The lane, connecting Liverpool’s eastern corridor to the city centre, was put in place by the Labour-run council in May last year in response to transport secretary Grant Shapps’ appeal to local authorities to provide more space to cyclists and pedestrians due to the coronavirus pandemic.
The city council said at the time that it planned to open seven such routes, covering a total of 100 kilometres, and invited people to provide comments and feedback via the Liveable Streets Liverpool website.
But in a statement published today on the council’s Liverpool Express website, Councillor Daniel Barrington said: “I’ve had a number of concerns since the pop-up cycle lane on West Derby Road was first introduced. It was brought in without consultation with local residents, businesses and councillors. It has caused major congestion and has disadvantaged bus users along this route.
“When I became cabinet member for climate change, transport and environment, I ordered a review to take place on the pop-up cycle lane infrastructure, with the aim of finding a way to create cycling provision, while retaining two lanes of traffic,” he continued. “I have always said if that was not possible, then I would remove the cycle lane in both directions.
“That review has not concluded, but with the opening up of the sinkhole on Prescot Road last Friday night, a decision has had to be made now.
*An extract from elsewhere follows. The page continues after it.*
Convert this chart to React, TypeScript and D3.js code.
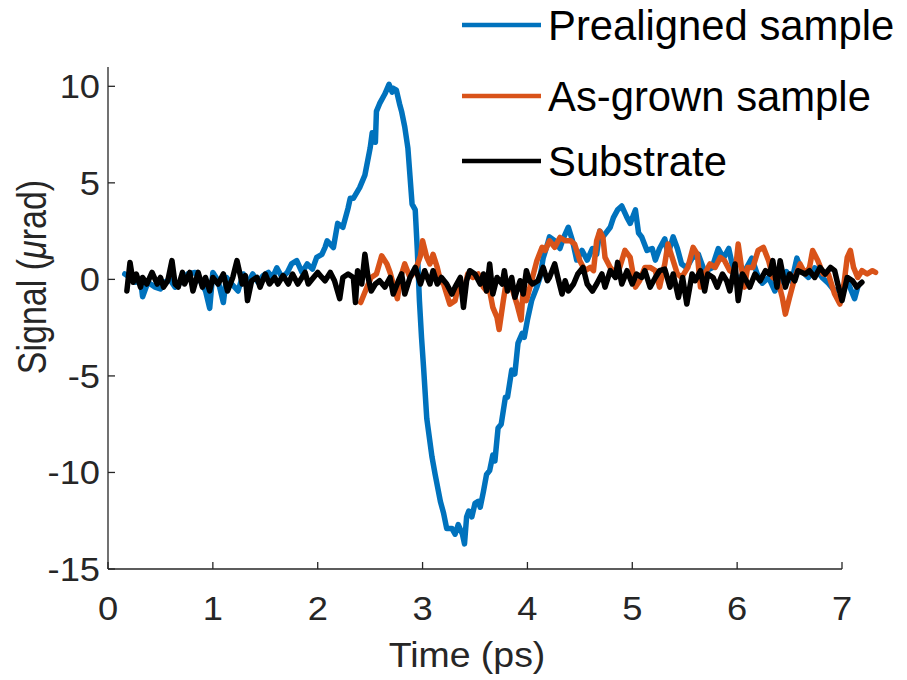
import React from "react";
import * as d3 from "d3";

// ---------- data (time in ps, signal in µrad) ----------
const prealigned: [number, number][] = [
  [0.16, 0.28], [0.21, 0.1], [0.26, -0.15], [0.31, 0.0], [0.33, -0.9], [0.38, -0.15], [0.45, -0.4],
  [0.5, -0.5], [0.54, -0.15], [0.59, 0.0], [0.64, -0.4], [0.71, -0.07], [0.76, 0.28], [0.83, 0.36],
  [0.88, -0.07], [0.93, -0.6], [0.97, -1.5], [1.0, 0.36], [1.05, -0.07], [1.1, -1.2], [1.13, 0.1],
  [1.18, -0.24], [1.24, -0.6], [1.29, 0.28], [1.33, -0.24], [1.38, 0.28], [1.43, -0.15], [1.48, 0.2],
  [1.53, 0.36], [1.57, 0.1], [1.61, 0.6], [1.66, 0.1], [1.71, 0.36], [1.75, 0.8], [1.8, 0.97],
  [1.85, 0.36], [1.9, 0.8], [1.95, 0.53], [1.99, 1.14], [2.04, 1.3], [2.07, 1.66], [2.09, 2.0],
  [2.15, 1.65], [2.19, 2.9], [2.24, 2.7], [2.29, 3.7], [2.31, 4.2], [2.34, 4.2], [2.4, 4.75],
  [2.45, 5.4], [2.5, 6.8], [2.52, 7.6], [2.55, 7.1], [2.56, 8.7], [2.59, 9.1], [2.64, 9.6],
  [2.68, 10.1], [2.71, 9.7], [2.72, 9.9], [2.75, 9.8], [2.78, 9.1], [2.8, 8.7], [2.83, 7.9],
  [2.86, 6.8], [2.9, 3.9], [2.93, 3.6], [2.95, 1.5], [2.97, -1.1], [2.99, -3.0], [3.01, -4.6],
  [3.04, -7.2], [3.09, -9.2], [3.12, -10.1], [3.17, -11.5], [3.2, -12.1], [3.23, -12.9], [3.28, -12.9],
  [3.31, -13.2], [3.34, -12.7], [3.38, -13.2], [3.4, -13.7], [3.42, -12.3], [3.44, -12.0], [3.47, -12.3],
  [3.5, -11.6], [3.53, -11.5], [3.55, -11.8], [3.58, -11.0], [3.61, -10.1], [3.64, -9.9], [3.67, -9.1],
  [3.69, -9.4], [3.72, -7.7], [3.75, -7.5], [3.79, -6.1], [3.81, -6.1], [3.85, -4.7], [3.88, -4.9],
  [3.91, -3.3], [3.95, -2.8], [3.97, -3.0], [4.0, -2.1], [4.04, -1.1], [4.09, -0.4], [4.12, 0.1],
  [4.15, 1.1], [4.19, 1.8], [4.21, 2.2], [4.26, 2.0], [4.31, 1.6], [4.34, 2.1], [4.39, 2.7],
  [4.43, 2.0], [4.47, 1.0], [4.52, 1.5], [4.57, 1.0], [4.62, 1.6], [4.66, 1.3], [4.69, 2.5],
  [4.72, 2.2], [4.79, 2.7], [4.82, 3.2], [4.86, 3.6], [4.9, 3.8], [4.95, 3.2], [4.98, 2.9],
  [5.03, 3.6], [5.06, 2.4], [5.09, 2.2], [5.14, 1.5], [5.19, 1.6], [5.22, 1.0], [5.26, 1.6],
  [5.31, 2.1], [5.34, 1.3], [5.39, 2.2], [5.43, 1.6], [5.47, 0.8], [5.52, 0.6], [5.57, 1.1],
  [5.63, 1.3], [5.69, 0.4], [5.76, 0.6], [5.82, 1.6], [5.87, 1.1], [5.92, 1.6], [5.96, 0.6],
  [6.01, -0.1], [6.07, 0.4], [6.14, 1.1], [6.19, 0.3], [6.24, -0.2], [6.3, 0.1], [6.36, -0.6],
  [6.41, -0.1], [6.47, 0.4], [6.52, -0.1], [6.57, 1.1], [6.62, 0.4], [6.68, 0.1], [6.74, 0.6],
  [6.81, 0.1], [6.87, -0.2], [6.93, -0.6], [7.0, -0.4], [7.06, -0.2], [7.12, -1.0], [7.15, -0.4],
];

const asGrown: [number, number][] = [
  [2.41, -1.2], [2.44, -0.8], [2.47, -0.4], [2.51, 0.1], [2.56, 0.28], [2.61, 1.22], [2.66, 0.8],
  [2.69, 0.36], [2.72, -0.24], [2.76, -1.0], [2.79, 0.1], [2.83, 0.8], [2.88, 0.1], [2.93, 0.45],
  [2.98, 1.22], [3.0, 2.0], [3.04, 1.14], [3.07, 0.8], [3.1, 1.3], [3.14, 0.62], [3.17, -0.07],
  [3.2, -0.24], [3.23, -0.76], [3.26, -1.28], [3.31, -1.1], [3.34, -0.4], [3.39, -0.76], [3.43, 0.28],
  [3.48, 0.1], [3.53, 0.28], [3.58, -0.4], [3.61, -0.6], [3.64, -0.6], [3.67, -1.45], [3.71, -1.97],
  [3.73, -2.6], [3.77, -1.1], [3.8, -0.07], [3.85, -0.4], [3.9, -1.28], [3.94, -2.1], [3.96, -0.4],
  [3.99, -1.1], [4.04, -0.07], [4.09, 0.97], [4.14, 1.66], [4.17, 1.5], [4.21, 2.0], [4.26, 1.66],
  [4.31, 2.17], [4.36, 2.0], [4.41, 2.0], [4.45, 1.83], [4.5, 0.97], [4.55, 0.45], [4.6, 0.62],
  [4.63, 0.45], [4.66, 2.0], [4.69, 2.5], [4.72, 2.17], [4.74, 1.14], [4.79, 0.62], [4.84, 0.28],
  [4.88, 0.62], [4.93, 1.5], [4.98, 1.14], [5.03, -0.4], [5.07, -0.07], [5.12, 0.62], [5.17, 0.62],
  [5.22, 0.45], [5.26, -0.4], [5.31, 0.8], [5.34, 1.83], [5.38, 1.14], [5.43, 0.28], [5.47, 0.1],
  [5.53, 0.62], [5.58, 1.66], [5.62, 1.3], [5.65, -0.4], [5.69, 0.28], [5.74, 0.8], [5.79, 0.62],
  [5.84, 1.14], [5.88, 0.97], [5.93, 0.45], [5.98, 0.28], [6.01, 1.83], [6.05, 0.28], [6.07, -0.4],
  [6.1, 0.62], [6.15, 0.62], [6.2, 1.5], [6.25, 1.66], [6.3, 0.97], [6.34, 0.1], [6.39, -0.07],
  [6.43, -0.93], [6.46, -1.8], [6.5, -0.93], [6.55, 0.1], [6.6, 0.8], [6.65, 0.28], [6.69, 0.62],
  [6.72, 1.5], [6.77, 0.97], [6.82, 0.28], [6.87, 0.28], [6.93, -0.76], [6.98, -1.28], [7.01, -0.6],
  [7.05, 1.14], [7.08, 1.5], [7.11, 0.62], [7.15, 0.1], [7.19, 0.45], [7.24, 0.28], [7.29, 0.45],
  [7.32, 0.36],
];

const substrate: [number, number][] = [
  [0.18, -0.6], [0.21, 0.88], [0.24, -0.15], [0.27, 0.28], [0.31, -0.4], [0.33, 0.1], [0.37, -0.24],
  [0.42, 0.36], [0.47, -0.24], [0.5, 0.1], [0.53, -0.4], [0.57, -0.07], [0.61, 0.97], [0.64, -0.24],
  [0.67, -0.4], [0.71, 0.36], [0.73, -0.24], [0.78, 0.36], [0.81, -0.6], [0.86, 0.36], [0.9, -0.4],
  [0.93, 0.1], [0.97, -0.6], [1.0, 0.1], [1.05, -0.24], [1.1, 0.28], [1.14, -0.6], [1.19, 0.1],
  [1.23, 0.97], [1.28, -0.24], [1.31, 0.2], [1.33, -1.1], [1.37, -0.07], [1.42, 0.1], [1.45, -0.4],
  [1.5, 0.28], [1.54, -0.24], [1.59, 0.1], [1.62, -0.24], [1.67, 0.2], [1.72, -0.24], [1.76, 0.28],
  [1.81, -0.24], [1.85, 0.1], [1.88, 0.36], [1.91, -0.24], [1.96, 0.1], [2.0, 0.36], [2.04, 0.1],
  [2.07, -0.07], [2.12, 0.36], [2.16, -0.07], [2.21, -1.0], [2.24, 0.1], [2.29, 0.28], [2.34, 0.1],
  [2.36, -1.2], [2.38, 0.45], [2.42, -0.24], [2.45, 1.3], [2.48, 0.1], [2.51, -0.6], [2.55, -0.24],
  [2.59, -0.07], [2.64, -0.4], [2.69, 0.1], [2.72, -0.76], [2.77, -0.07], [2.8, 0.28], [2.83, -0.76],
  [2.88, 0.1], [2.93, 0.62], [2.98, -0.24], [3.02, 0.45], [3.07, -0.24], [3.1, 0.45], [3.14, -0.24],
  [3.18, 0.1], [3.23, -0.24], [3.28, -0.76], [3.31, -0.4], [3.36, 0.1], [3.39, -1.45], [3.42, -0.07],
  [3.45, 0.45], [3.5, 0.28], [3.55, -0.24], [3.58, 0.28], [3.61, -0.6], [3.64, 0.8], [3.67, -0.76],
  [3.71, 0.1], [3.76, -0.24], [3.78, 0.45], [3.81, -0.6], [3.85, 0.1], [3.88, -0.93], [3.93, -0.07],
  [3.96, -0.76], [3.99, 0.45], [4.02, -0.07], [4.05, -0.24], [4.1, -0.07], [4.15, 0.62], [4.19, -0.07],
  [4.21, 0.1], [4.26, 0.8], [4.29, 0.1], [4.33, -0.76], [4.36, -0.07], [4.39, -0.6], [4.44, -0.24],
  [4.48, 0.28], [4.53, 0.62], [4.57, -0.24], [4.62, -0.6], [4.66, -0.24], [4.71, 0.28], [4.74, -0.4],
  [4.79, 0.45], [4.84, 0.1], [4.86, 0.88], [4.9, -0.24], [4.95, 0.45], [5.0, -0.24], [5.04, 0.28],
  [5.09, 0.1], [5.12, 0.45], [5.17, -0.4], [5.22, 0.1], [5.26, 0.45], [5.31, 0.53], [5.36, -0.4],
  [5.39, 0.28], [5.44, -0.93], [5.48, 0.1], [5.52, -1.28], [5.57, 0.28], [5.6, -0.07], [5.65, 0.45],
  [5.69, -0.6], [5.72, 0.28], [5.77, 0.1], [5.81, -0.4], [5.86, 0.28], [5.9, -0.07], [5.93, -0.6],
  [5.98, 0.8], [6.01, -1.1], [6.05, 0.28], [6.07, 0.1], [6.12, -0.4], [6.17, 0.28], [6.22, -0.07],
  [6.27, 0.45], [6.31, 0.28], [6.34, 0.97], [6.38, -0.4], [6.41, 0.97], [6.46, -0.4], [6.5, 0.28],
  [6.55, -0.07], [6.58, 0.45], [6.65, 0.28], [6.69, 0.45], [6.74, 0.1], [6.79, 0.62], [6.84, 0.28],
  [6.89, 0.62], [6.93, 0.45], [6.96, -0.24], [7.0, -1.1], [7.05, 0.1], [7.1, -0.07], [7.14, -0.4],
  [7.19, -0.15],
];

const xTicks = [0, 1, 2, 3, 4, 5, 6, 7];
const yTicks = [-15, -10, -5, 0, 5, 10];
const seriesNames = ["Prealigned sample", "As-grown sample", "Substrate"];
const seriesColors = ["#0072BD", "#D95319", "#000000"];

export default function App() {
  const W = 907;
  const H = 680;
  const left = 108;
  const right = 842;
  const top = 67;
  const bottom = 569;
  const x = d3.scaleLinear().domain([0, 7]).range([left, right]);
  const y = d3.scaleLinear().domain([-15, 11]).range([bottom, top]);
  const line = d3
    .line<[number, number]>()
    .x((d) => x(d[0]))
    .y((d) => y(d[1]));
  const seriesData = [prealigned, asGrown, substrate];
  const axisColor = "#262626";
  const font = "'Liberation Sans', Arial, Helvetica, sans-serif";
  const tickFs = 33;
  const legendRows = [25, 96, 161];

  return (
    <svg
      width={W}
      height={H}
      style={{ position: "absolute", left: 0, top: 0, background: "#fff" }}
      fontFamily={font}
    >
      <rect x={0} y={0} width={W} height={H} fill="#fff" />
      {/* data */}
      {seriesData.map((s, i) => (
        <path
          key={i}
          d={line(s) || ""}
          fill="none"
          stroke={seriesColors[i]}
          strokeWidth={5.5}
          strokeLinejoin="round"
          strokeLinecap="round"
        />
      ))}
      {/* axes */}
      <line x1={left} y1={top} x2={left} y2={bottom} stroke={axisColor} strokeWidth={1.3} />
      <line x1={left} y1={bottom} x2={right} y2={bottom} stroke={axisColor} strokeWidth={1.3} />
      {xTicks.map((t) => (
        <g key={"xt" + t}>
          <line x1={x(t)} x2={x(t)} y1={bottom} y2={bottom - 7} stroke={axisColor} strokeWidth={1.3} />
          <g transform={`translate(${x(t)},620) scale(1.1,1)`}>
            <text x={0} y={0} textAnchor="middle" fontSize={tickFs} fill={axisColor}>
              {t}
            </text>
          </g>
        </g>
      ))}
      {yTicks.map((t) => (
        <g key={"yt" + t}>
          <line x1={left} x2={left + 7} y1={y(t)} y2={y(t)} stroke={axisColor} strokeWidth={1.3} />
          <g transform={`translate(100,${y(t) + 12}) scale(1.1,1)`}>
            <text x={0} y={0} textAnchor="end" fontSize={tickFs} fill={axisColor}>
              {t}
            </text>
          </g>
        </g>
      ))}
      {/* axis labels */}
      <g transform="translate(467,667) scale(1.07,1)">
        <text x={0} y={0} textAnchor="middle" fontSize={35} fill={axisColor}>
          Time (ps)
        </text>
      </g>
      <g transform="translate(46,277) scale(1.18,1) rotate(-90)">
        <text x={0} y={0} textAnchor="middle" fontSize={34} fill={axisColor}>
          Signal (<tspan fontStyle="italic">μ</tspan>rad)
        </text>
      </g>
      {/* legend */}
      {seriesNames.map((n, i) => (
        <g key={n}>
          <line
            x1={462}
            x2={541}
            y1={legendRows[i]}
            y2={legendRows[i]}
            stroke={seriesColors[i]}
            strokeWidth={4.5}
          />
          <text x={548} y={legendRows[i] + 15} fontSize={41.8} fill="#000">
            {n}
          </text>
        </g>
      ))}
    </svg>
  );
}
I have decided that the inbound cycle lane – heading towards the city centre – will be removed.”
“We will still look at alternative routes for cycling, but please rest assured, that I will not agree to a cycle lane being reintroduced on West Derby Road that prohibits two lanes of traffic,” he added.
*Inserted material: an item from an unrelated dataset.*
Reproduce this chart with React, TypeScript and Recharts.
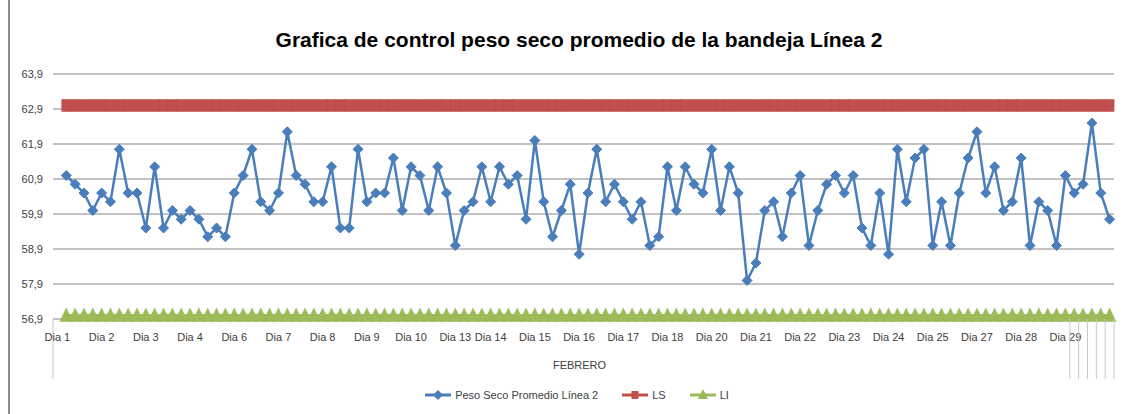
import React from 'react';
import { LineChart, Line, XAxis, YAxis, CartesianGrid, Legend } from 'recharts';

// Peso seco promedio, one value per sample (119 samples in February)
const pesoSeco = [
  61.0, 60.75, 60.5, 60.0, 60.5, 60.25, 61.75, 60.5, 60.5, 59.5, 61.25, 59.5, 60.0, 59.75, 60.0, 59.75, 59.25,
  59.5, 59.25, 60.5, 61.0, 61.75, 60.25, 60.0, 60.5, 62.25, 61.0, 60.75, 60.25, 60.25, 61.25, 59.5, 59.5, 61.75,
  60.25, 60.5, 60.5, 61.5, 60.0, 61.25, 61.0, 60.0, 61.25, 60.5, 59.0, 60.0, 60.25, 61.25, 60.25, 61.25, 60.75,
  61.0, 59.75, 62.0, 60.25, 59.25, 60.0, 60.75, 58.75, 60.5, 61.75, 60.25, 60.75, 60.25, 59.75, 60.25, 59.0, 59.25,
  61.25, 60.0, 61.25, 60.75, 60.5, 61.75, 60.0, 61.25, 60.5, 58.0, 58.5, 60.0, 60.25, 59.25, 60.5, 61.0, 59.0,
  60.0, 60.75, 61.0, 60.5, 61.0, 59.5, 59.0, 60.5, 58.75, 61.75, 60.25, 61.5, 61.75, 59.0, 60.25, 59.0, 60.5,
  61.5, 62.25, 60.5, 61.25, 60.0, 60.25, 61.5, 59.0, 60.25, 60.0, 59.0, 61.0, 60.5, 60.75, 62.5, 60.5, 59.75,
];

// control limits
const limiteSuperior = 63.0;
const limiteInferior = 57.0;

// day labels and the category where each one sits
const dayLabels = [
  'Dia 1', 'Dia 2', 'Dia 3', 'Dia 4', 'Dia 6', 'Dia 7', 'Dia 8', 'Dia 9', 'Dia 10', 'Dia 13', 'Dia 14', 'Dia 15',
  'Dia 16', 'Dia 17', 'Dia 18', 'Dia 20', 'Dia 21', 'Dia 22', 'Dia 23', 'Dia 24', 'Dia 25', 'Dia 27', 'Dia 28', 'Dia 29',
];
const dayStart = [0, 5, 10, 15, 20, 25, 30, 35, 40, 45, 49, 54, 59, 64, 69, 74, 79, 84, 89, 94, 99, 104, 109, 114];
const groupLines = [0, 115, 116, 117, 118, 119, 120];

const yTicks = [56.9, 57.9, 58.9, 59.9, 60.9, 61.9, 62.9, 63.9];

const W = 1139;
const H = 414;
const MARGIN = { top: 74, right: 25, bottom: 7, left: 8 };
const Y_AXIS_W = 45;
const N_CATS = pesoSeco.length + 1; // first category is empty
const PLOT_W = W - MARGIN.left - MARGIN.right - Y_AXIS_W;
const BAND = PLOT_W / N_CATS;

const BLUE = '#4A7EBB';
const RED = '#C0504D';
const GREEN = '#9BBB59';
const TEXT = '#404040';
const FONT = '"Liberation Sans", Arial, sans-serif';

const labelAt: Record<number, string> = {};
dayStart.forEach((k, i) => (labelAt[k] = dayLabels[i]));

const chartData = Array.from({ length: N_CATS }, (_, k) => ({
  cat: 'k' + k,
  peso: k === 0 ? null : pesoSeco[k - 1],
  ls: k === 0 ? null : limiteSuperior,
  li: k === 0 ? null : limiteInferior,
}));

const DiamondDot = (props: any) => {
  const { cx, cy, index } = props;
  if (cx == null || cy == null) return <g key={'d' + index} />;
  const r = 5;
  return (
    <path
      key={'d' + index}
      d={`M${cx},${cy - r}L${cx + r},${cy}L${cx},${cy + r}L${cx - r},${cy}Z`}
      fill={BLUE}
      stroke={BLUE}
      strokeWidth={1}
    />
  );
};

const SquareDot = (props: any) => {
  const { cx, cy, index } = props;
  if (cx == null || cy == null) return <g key={'s' + index} />;
  const s = 6;
  return <rect key={'s' + index} x={cx - s / 2 - 1.5} y={cy - s} width={s + 3} height={s * 2} fill={RED} stroke="#B9494A" strokeWidth={0.5} />;
};

const TriangleDot = (props: any) => {
  const { cx, cy, index } = props;
  if (cx == null || cy == null) return <g key={'t' + index} />;
  return (
    <path
      key={'t' + index}
      d={`M${cx},${cy - 7.5}L${cx + 6.5},${cy + 6}L${cx - 6.5},${cy + 6}Z`}
      fill={GREEN}
      stroke={GREEN}
      strokeWidth={0.5}
    />
  );
};

const DayTick = (props: any) => {
  const { x, y, payload } = props;
  const k = Number(String(payload.value).slice(1));
  const label = labelAt[k];
  const lines = [groupLines.includes(k) ? k : -1, k === N_CATS - 1 ? N_CATS : -1].filter((v) => v >= 0);
  return (
    <g>
      {lines.map((g) => (
        <line
          key={g}
          x1={x - BAND / 2 + (g - k) * BAND}
          x2={x - BAND / 2 + (g - k) * BAND}
          y1={y - 8}
          y2={y + 52}
          stroke="#C8C8C8"
          strokeWidth={1}
        />
      ))}
      {label && (
        <text x={x} y={y + 14} textAnchor="middle" fill={TEXT} fontSize={11} fontFamily={FONT}>
          {label}
        </text>
      )}
    </g>
  );
};

const LegendRow = () => {
  const item = (color: string, marker: React.ReactNode, text: string) => (
    <span style={{ display: 'inline-flex', alignItems: 'center', marginRight: 24 }}>
      <svg width={26} height={12} style={{ marginRight: 4 }}>
        <line x1={0} y1={6} x2={26} y2={6} stroke={color} strokeWidth={3} />
        {marker}
      </svg>
      <span>{text}</span>
    </span>
  );
  return (
    <div
      style={{
        display: 'flex',
        justifyContent: 'center',
        alignItems: 'center',
        height: 24,
        paddingLeft: 56,
        fontSize: 11,
        fontFamily: FONT,
        color: TEXT,
      }}
    >
      {item(BLUE, <path d="M13,1L18,6L13,11L8,6Z" fill={BLUE} />, 'Peso Seco Promedio Línea 2')}
      {item(RED, <rect x={9.5} y={2} width={7} height={8} fill={RED} />, 'LS')}
      {item(GREEN, <path d="M13,0L18,10L8,10Z" fill={GREEN} />, 'LI')}
    </div>
  );
};

export default function App() {
  return (
    <div style={{ position: 'fixed', left: 0, top: 0, width: W, height: H, background: '#fff', fontFamily: FONT }}>
      <div style={{ position: 'absolute', left: 8, top: 0, height: H, borderLeft: '2px solid #8C8C8C' }} />
      <div
        style={{
          position: 'absolute',
          top: 27,
          left: 0,
          width: 1158,
          textAlign: 'center',
          fontSize: 21,
          fontWeight: 'bold',
          color: '#000',
          lineHeight: '26px',
        }}
      >
        Grafica de control peso seco promedio de la bandeja Línea 2
      </div>
      <div style={{ position: 'absolute', left: 0, top: 0 }}>
        <LineChart width={W} height={H} data={chartData} margin={MARGIN}>
          <CartesianGrid vertical={false} stroke="#868686" strokeWidth={1} />
          <XAxis
            dataKey="cat"
            type="category"
            interval={0}
            height={64}
            padding={{ left: BAND / 2, right: BAND / 2 }}
            axisLine={false}
            tickLine={false}
            tick={<DayTick />}
            label={{ value: 'FEBRERO', position: 'insideBottom', offset: 14, fill: TEXT, fontSize: 11, fontFamily: FONT, dx: -4 }}
          />
          <YAxis
            domain={[56.9, 63.9]}
            ticks={yTicks}
            width={Y_AXIS_W}
            axisLine={false}
            tickLine={false}
            tickMargin={4}
            tick={{ fill: TEXT, fontSize: 11, fontFamily: FONT }}
            tickFormatter={(v: number) => v.toFixed(1).replace('.', ',')}
          />
          <Legend verticalAlign="bottom" height={24} content={() => <LegendRow />} />
          <Line
            dataKey="li"
            name="LI"
            stroke={GREEN}
            strokeWidth={3}
            dot={TriangleDot}
            activeDot={false}
            isAnimationActive={false}
          />
          <Line
            dataKey="ls"
            name="LS"
            stroke={RED}
            strokeWidth={3}
            dot={SquareDot}
            activeDot={false}
            isAnimationActive={false}
          />
          <Line
            dataKey="peso"
            name="Peso Seco Promedio Línea 2"
            stroke={BLUE}
            strokeWidth={2.5}
            dot={DiamondDot}
            activeDot={false}
            isAnimationActive={false}
          />
        </LineChart>
      </div>
    </div>
  );
}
“In particular, I want us to look at Cycle Route 5 which goes through Newsham Park and what improvements could be made there.”
A number of councils have removed segregated cycleways introduced last year with the help of funding from the Department for Transport in response to the coronavirus pandemic.
Those include the Royal Borough of Kensington and Chelsea (RBKC), which took out lanes on each side of Kensington High Street less than two months after they had been introduced, and South Gloucestershire, which removed a cycle lane in Filton just days after it had been put in place, in response to complaints from motorists.
As we reported at the weekend applications for judicial review of the termination of two specific schemes – the one in RBKC mentioned above, and the Keyhole Bridge in Poole, which had been temporarily closed to motor traffic – are pending, and the charity Cycling UK has appealed against the rejection in May of an application for a judicial review of a scheme on the A270 at Shoreham-by-Sea in West Sussex.
> Department for Transport say councils must give walking and cycling schemes time
Meanwhile, minister of state for transport Chris Heaton-Harris has said that the government is revising statutory guidance to local transport authorities “which will make clear that they should always leave cycling and walking schemes in place for long enough for their impacts to be properly assessed.”
Adam Tranter, founder of the campaign group #BikeIsBest, which brings together leading cycling brands, retailers and organisations, said the removal of cycle routes by councils shortly after they have been introduced was “deeply worrying.”
He said: “There is no getting away from the fact that if we’re going to get more people cycling to help tackle the climate emergency then we will need to reallocate road space from motor traffic.
“It is deeply worrying that, in some local areas, political leaders do not even have the will to keep in new cycle routes.
“If they can’t achieve this then we need to ask ourselves if it’s realistic for those leaders to be able to handle the enormity of the climate crisis,” he added.